I've never been one that likes being told what to do, unless i'm assisting with something.  I know how to show love, it just has never been accepted.  Ever.

Yes, this is different.  And every time i feel like i need to let this man go by breaking it off with him we communicate, and i feel better.  And importantly, he also feels better.

He felt like he pushed too much when he tried to kiss me.  He was worried he was aggressive. He was not. And i told him that.  And also that due to several reasons that are most likely not permanent (but no promises) i just don't have a libido at this time.

Also not fair to him.  Also something he said he will take as it comes.

okay.

Emotionally mature, not chasing me for sex, and is more concerned with my happiness than anything else going on between us at the moment.

No wonder i'm out of sorts.  I've never experienced this.  And no, i don't trust it.  Yes, its scares me because what happens when he retracts it?  When it stops?  When he moves on to someone else after he gets me used to this treatment.

Realistically, i will have experienced how i should be and want to be treated going foward by any man.  And if we don't work out, i will at least know what my standard of treatment is.

I told him that Bill treated me well when he felt like it, and withdrew suddenly often and then the episode of ignoring my boundaries then making a joke out of it when i shared how scary it was for me....I told Mister that he took me out, cooked for me, that he treated me well most of the time.
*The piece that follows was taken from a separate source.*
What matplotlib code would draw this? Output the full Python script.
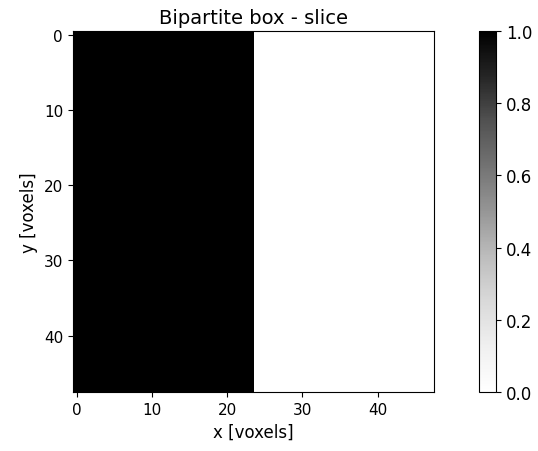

Mister didn't like that.  He said "no Maribeth, he did not treat you well just because he took you out a few times.  He mocked your fear, and made a joke of it, and ignored your boundaries.  Once, twice, a million times........all it takes is once to disqualify him from being a good guy"

And that said a lot to me about who Mister is.  

Friendsgiving is this weekend and i'm very excited.  First time around my friends, pretty much all of my close friends.  Lets see how this goes.

and IF that goes well, he still has to get through my kids.